Part of the reason we like to walk so much is because only by walking can you stumble upon hidden gems and unknown spots that take you by surprise—even in your own city. While taking Sacramento back towards the water, we saw this beautiful, London-esque/Upstate New York-looking restaurant called Wayfare Tavern (which I'm sure many of you know about, but for me it was a complete unknown). It looked so regal from the outside and the interior was even more impressive. It felt homey, cozy, yet refined in a way that California rarely does. For as much as I love the West Coast, there's a relaxed and almost too-familiar vibe that's often difficult to escape (should you want to). Even when you go out somewhere nice, there are still people wearing flip-flops, or hoodies, or exercise clothes.

Not one person at Wayfare last night was dressed down, however. We almost felt like we were in a completely different part of the country. The crowd was very un-San Francisco and the decour, with its dark wood paneling combined with exposed brick, felt very (New) English.

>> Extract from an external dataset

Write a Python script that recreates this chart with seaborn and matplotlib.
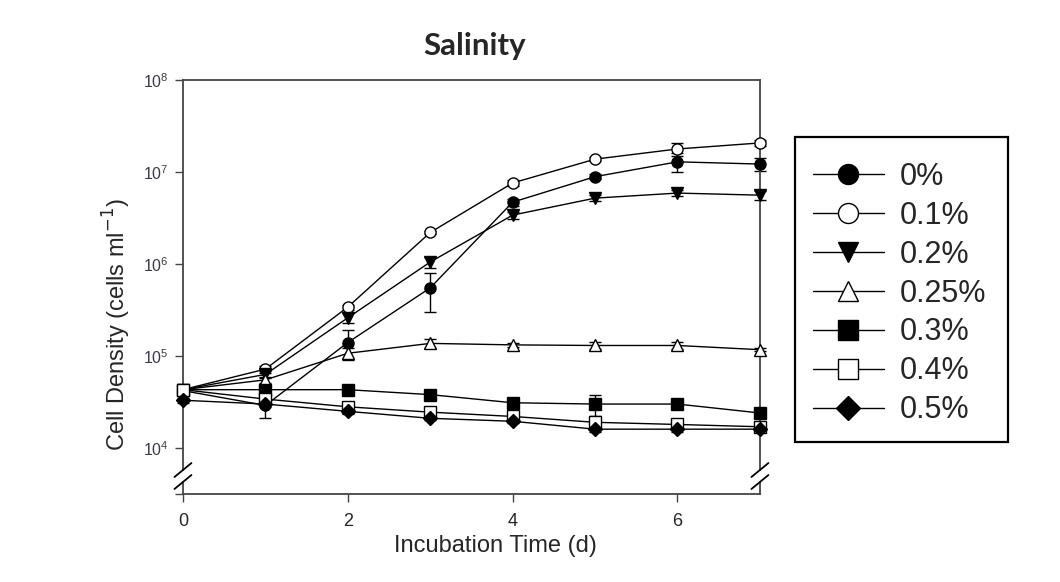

Deviled eggs must be making a comeback, because the Wayfare Tavern also specializes in the much-maligned American classic. Fried chicken is also back with a vengeance. I was impressed that Wayfare didn't feel the need to put every drink in a coupe glass, as both our cocktails came in standard rocks glasses with a straw. I love a coupe cocktail, but in the end I'm going to drink it no matter how you serve it, so why not get creative? The Rickey in a simple glass with pebbled ice was just fine. We had a Blue Moon variation on the rocks as well.

Seeing that we only sat at the bar, I'm very tempted to come back for dinner soon. There's an upstairs dining room that's absolutely gorgeous and a private room you can book for special occasions. The bartender also told us they're planning a top floor "members only" club. I took the bar manager's card before I left because I'd be interested in holding a few single malt tastings there. I can't imagine a better atmosphere for Scotch drinking in SF than the Wayfare.